**To do**: Give the number of lines holding the string "that", and nothing else.
*** Material provided ***
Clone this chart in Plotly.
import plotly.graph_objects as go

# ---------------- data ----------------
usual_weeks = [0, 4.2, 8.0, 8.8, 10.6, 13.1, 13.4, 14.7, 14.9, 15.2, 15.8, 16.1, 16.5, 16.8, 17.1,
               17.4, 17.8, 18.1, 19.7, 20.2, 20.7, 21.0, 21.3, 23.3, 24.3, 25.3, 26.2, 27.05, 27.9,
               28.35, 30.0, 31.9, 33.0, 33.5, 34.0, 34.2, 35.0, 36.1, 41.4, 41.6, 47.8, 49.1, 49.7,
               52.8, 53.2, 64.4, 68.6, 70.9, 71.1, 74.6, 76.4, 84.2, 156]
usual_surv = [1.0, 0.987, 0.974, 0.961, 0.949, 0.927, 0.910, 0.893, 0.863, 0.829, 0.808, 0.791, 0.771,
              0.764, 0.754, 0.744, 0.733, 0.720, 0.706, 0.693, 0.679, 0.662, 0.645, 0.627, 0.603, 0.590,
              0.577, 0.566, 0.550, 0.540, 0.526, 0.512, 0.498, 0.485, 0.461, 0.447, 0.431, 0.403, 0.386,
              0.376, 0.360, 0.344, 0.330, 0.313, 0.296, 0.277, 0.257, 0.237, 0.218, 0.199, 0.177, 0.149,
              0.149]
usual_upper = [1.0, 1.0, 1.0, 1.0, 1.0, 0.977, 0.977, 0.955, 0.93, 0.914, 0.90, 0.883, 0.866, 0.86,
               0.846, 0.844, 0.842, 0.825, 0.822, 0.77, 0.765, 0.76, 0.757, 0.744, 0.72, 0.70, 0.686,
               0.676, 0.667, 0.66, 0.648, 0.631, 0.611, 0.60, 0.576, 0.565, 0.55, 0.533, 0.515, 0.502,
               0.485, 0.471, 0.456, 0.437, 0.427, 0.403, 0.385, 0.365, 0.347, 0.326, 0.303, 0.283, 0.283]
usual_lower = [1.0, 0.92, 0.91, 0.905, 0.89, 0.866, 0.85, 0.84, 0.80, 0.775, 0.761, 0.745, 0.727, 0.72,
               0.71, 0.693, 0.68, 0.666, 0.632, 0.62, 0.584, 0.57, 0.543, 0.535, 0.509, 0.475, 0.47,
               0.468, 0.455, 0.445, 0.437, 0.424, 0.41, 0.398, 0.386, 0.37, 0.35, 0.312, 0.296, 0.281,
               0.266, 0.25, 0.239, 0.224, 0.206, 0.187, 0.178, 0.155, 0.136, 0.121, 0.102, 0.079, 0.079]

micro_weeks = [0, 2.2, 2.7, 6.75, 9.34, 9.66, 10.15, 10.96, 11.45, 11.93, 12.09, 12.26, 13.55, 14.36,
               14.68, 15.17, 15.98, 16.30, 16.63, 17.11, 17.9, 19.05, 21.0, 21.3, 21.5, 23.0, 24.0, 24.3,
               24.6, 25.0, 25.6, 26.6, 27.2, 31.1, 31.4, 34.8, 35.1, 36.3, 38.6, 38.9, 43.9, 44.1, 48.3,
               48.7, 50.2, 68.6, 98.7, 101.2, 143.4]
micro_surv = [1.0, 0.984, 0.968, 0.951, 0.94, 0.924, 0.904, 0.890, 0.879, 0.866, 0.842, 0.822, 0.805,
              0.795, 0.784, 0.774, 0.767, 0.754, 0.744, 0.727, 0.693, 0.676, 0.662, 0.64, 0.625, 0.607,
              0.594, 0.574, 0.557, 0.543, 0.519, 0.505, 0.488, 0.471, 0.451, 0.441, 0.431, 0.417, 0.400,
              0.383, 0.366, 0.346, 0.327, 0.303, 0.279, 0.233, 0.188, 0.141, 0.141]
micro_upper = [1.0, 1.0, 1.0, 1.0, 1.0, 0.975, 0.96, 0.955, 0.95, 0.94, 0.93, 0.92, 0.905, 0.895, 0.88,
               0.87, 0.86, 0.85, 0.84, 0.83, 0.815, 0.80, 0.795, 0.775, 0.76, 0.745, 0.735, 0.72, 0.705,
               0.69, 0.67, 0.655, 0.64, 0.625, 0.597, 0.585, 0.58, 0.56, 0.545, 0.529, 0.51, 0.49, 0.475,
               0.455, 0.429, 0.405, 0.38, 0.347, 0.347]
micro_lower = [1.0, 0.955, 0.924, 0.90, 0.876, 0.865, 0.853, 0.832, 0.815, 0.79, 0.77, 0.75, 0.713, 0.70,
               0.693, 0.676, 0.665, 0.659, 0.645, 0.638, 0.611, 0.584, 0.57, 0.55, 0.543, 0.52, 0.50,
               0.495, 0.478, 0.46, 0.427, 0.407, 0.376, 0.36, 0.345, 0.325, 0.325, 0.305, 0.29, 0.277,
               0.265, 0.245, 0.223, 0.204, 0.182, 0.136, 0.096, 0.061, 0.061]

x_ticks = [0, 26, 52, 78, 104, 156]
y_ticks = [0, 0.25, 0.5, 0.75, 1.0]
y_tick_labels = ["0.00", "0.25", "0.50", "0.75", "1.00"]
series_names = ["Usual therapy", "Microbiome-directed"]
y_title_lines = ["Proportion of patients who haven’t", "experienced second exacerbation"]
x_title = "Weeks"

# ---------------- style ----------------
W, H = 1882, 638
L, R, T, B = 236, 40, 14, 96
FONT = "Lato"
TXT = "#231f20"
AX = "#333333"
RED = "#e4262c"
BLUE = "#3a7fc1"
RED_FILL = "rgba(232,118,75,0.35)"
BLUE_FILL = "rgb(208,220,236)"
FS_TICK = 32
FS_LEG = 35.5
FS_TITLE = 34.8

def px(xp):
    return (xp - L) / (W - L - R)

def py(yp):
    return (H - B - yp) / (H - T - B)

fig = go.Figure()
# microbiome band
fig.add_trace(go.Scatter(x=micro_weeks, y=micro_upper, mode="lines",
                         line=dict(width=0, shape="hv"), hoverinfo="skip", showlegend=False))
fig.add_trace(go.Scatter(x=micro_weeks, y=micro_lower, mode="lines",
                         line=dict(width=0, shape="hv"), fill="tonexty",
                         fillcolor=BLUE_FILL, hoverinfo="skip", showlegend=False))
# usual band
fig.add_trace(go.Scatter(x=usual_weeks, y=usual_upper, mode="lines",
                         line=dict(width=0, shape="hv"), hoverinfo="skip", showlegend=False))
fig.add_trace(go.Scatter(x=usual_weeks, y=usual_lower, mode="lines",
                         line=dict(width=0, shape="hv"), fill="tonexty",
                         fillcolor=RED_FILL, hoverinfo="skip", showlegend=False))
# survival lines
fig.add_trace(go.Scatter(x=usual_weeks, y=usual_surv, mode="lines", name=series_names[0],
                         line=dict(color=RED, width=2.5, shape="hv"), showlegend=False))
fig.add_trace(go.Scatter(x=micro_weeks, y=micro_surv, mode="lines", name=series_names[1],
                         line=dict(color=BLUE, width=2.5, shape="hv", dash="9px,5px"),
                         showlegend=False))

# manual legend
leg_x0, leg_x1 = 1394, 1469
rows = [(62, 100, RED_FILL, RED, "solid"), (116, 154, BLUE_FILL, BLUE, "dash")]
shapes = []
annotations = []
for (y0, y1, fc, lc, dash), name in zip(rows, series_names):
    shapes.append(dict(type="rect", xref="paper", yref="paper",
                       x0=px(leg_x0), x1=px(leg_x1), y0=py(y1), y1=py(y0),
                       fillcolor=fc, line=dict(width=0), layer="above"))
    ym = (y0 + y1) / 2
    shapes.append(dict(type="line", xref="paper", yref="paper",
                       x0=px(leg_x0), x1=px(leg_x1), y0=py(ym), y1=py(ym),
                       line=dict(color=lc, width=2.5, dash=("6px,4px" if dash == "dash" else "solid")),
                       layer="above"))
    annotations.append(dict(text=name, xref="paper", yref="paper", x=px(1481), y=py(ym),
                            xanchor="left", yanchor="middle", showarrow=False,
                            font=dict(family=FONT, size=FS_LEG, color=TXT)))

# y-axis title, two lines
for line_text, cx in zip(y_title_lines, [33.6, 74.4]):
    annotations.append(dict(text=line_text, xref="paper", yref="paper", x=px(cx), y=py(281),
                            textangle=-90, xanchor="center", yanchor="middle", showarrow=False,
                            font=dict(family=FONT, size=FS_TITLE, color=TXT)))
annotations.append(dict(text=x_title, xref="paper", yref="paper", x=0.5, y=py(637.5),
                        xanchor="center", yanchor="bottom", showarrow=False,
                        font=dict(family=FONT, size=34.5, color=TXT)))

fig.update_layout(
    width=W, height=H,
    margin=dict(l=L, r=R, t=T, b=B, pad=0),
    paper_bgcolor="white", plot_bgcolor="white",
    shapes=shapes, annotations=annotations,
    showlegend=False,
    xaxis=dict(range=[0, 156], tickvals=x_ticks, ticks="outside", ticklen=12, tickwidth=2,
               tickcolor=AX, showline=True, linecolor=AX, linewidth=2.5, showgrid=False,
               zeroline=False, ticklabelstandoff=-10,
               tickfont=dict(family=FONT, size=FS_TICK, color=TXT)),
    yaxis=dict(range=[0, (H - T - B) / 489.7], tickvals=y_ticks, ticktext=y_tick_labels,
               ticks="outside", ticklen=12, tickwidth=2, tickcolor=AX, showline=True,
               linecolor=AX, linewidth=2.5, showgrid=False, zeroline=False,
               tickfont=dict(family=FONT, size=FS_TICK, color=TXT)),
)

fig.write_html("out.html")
***
*** Material provided ***
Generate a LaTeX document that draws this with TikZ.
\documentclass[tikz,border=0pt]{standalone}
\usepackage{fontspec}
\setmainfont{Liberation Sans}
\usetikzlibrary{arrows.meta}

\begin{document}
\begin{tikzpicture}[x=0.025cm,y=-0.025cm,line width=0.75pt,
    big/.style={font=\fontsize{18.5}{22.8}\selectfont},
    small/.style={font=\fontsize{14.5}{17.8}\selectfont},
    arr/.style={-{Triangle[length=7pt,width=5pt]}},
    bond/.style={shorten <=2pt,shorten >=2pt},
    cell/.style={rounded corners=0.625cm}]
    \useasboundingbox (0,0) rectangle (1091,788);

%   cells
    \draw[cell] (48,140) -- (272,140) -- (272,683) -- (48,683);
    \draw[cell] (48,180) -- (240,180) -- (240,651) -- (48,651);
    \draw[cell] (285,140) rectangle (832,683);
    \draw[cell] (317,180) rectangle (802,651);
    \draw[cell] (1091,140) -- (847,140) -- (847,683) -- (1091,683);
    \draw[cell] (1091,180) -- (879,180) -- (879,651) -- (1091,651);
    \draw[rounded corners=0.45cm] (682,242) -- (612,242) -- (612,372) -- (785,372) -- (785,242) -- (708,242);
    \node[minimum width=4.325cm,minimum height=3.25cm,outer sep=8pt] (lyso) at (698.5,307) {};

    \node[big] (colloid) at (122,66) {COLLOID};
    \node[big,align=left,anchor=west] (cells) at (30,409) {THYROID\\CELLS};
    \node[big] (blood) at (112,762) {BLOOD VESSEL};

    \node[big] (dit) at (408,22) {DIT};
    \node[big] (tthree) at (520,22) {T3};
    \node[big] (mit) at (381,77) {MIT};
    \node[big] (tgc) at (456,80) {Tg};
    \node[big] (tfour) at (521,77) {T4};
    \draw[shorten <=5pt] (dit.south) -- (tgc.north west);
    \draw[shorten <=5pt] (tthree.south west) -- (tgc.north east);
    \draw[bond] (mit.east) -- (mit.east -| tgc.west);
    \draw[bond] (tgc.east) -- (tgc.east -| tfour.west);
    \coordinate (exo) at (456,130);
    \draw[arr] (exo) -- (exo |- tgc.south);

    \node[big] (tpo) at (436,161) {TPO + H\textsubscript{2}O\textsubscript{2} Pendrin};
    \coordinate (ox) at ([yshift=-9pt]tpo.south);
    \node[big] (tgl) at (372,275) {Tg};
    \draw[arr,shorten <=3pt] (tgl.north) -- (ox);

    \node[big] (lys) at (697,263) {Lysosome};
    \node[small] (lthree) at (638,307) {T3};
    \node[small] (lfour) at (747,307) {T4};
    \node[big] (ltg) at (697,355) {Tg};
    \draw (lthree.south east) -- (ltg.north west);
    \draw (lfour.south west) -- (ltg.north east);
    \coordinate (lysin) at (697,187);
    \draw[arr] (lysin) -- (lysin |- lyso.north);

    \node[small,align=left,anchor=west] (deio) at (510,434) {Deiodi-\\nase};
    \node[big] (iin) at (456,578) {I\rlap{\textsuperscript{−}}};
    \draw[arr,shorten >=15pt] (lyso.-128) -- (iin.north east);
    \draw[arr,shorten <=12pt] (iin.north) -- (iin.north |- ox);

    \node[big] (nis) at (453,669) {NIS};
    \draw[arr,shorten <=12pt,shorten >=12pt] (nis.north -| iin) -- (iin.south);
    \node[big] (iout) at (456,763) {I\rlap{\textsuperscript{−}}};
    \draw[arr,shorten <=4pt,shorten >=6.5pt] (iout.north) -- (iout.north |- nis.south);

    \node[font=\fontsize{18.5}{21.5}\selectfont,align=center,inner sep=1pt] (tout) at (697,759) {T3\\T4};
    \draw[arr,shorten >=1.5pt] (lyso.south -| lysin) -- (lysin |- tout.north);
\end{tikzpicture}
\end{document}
***
*** Material provided ***
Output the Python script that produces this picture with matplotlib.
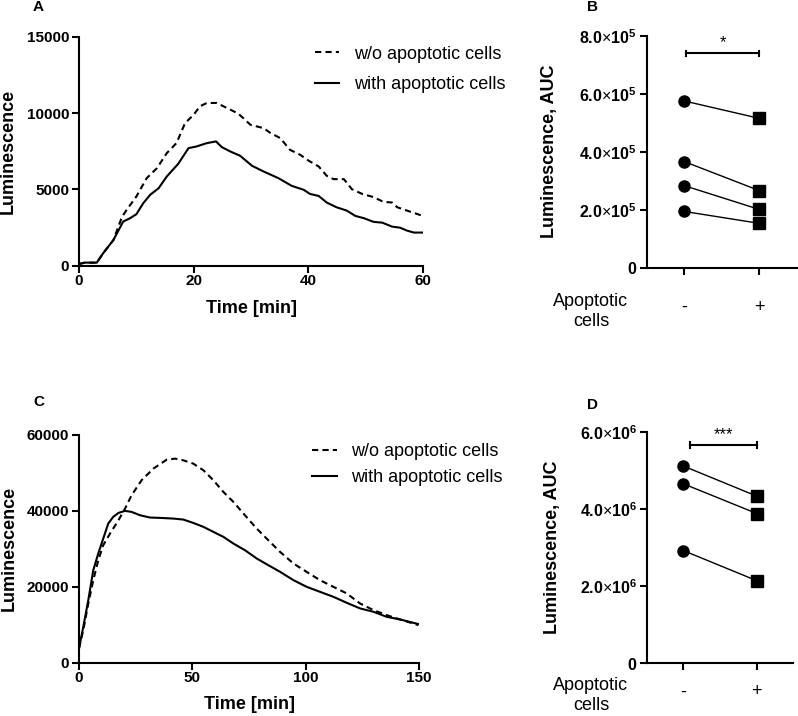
***
**Finished task**: 2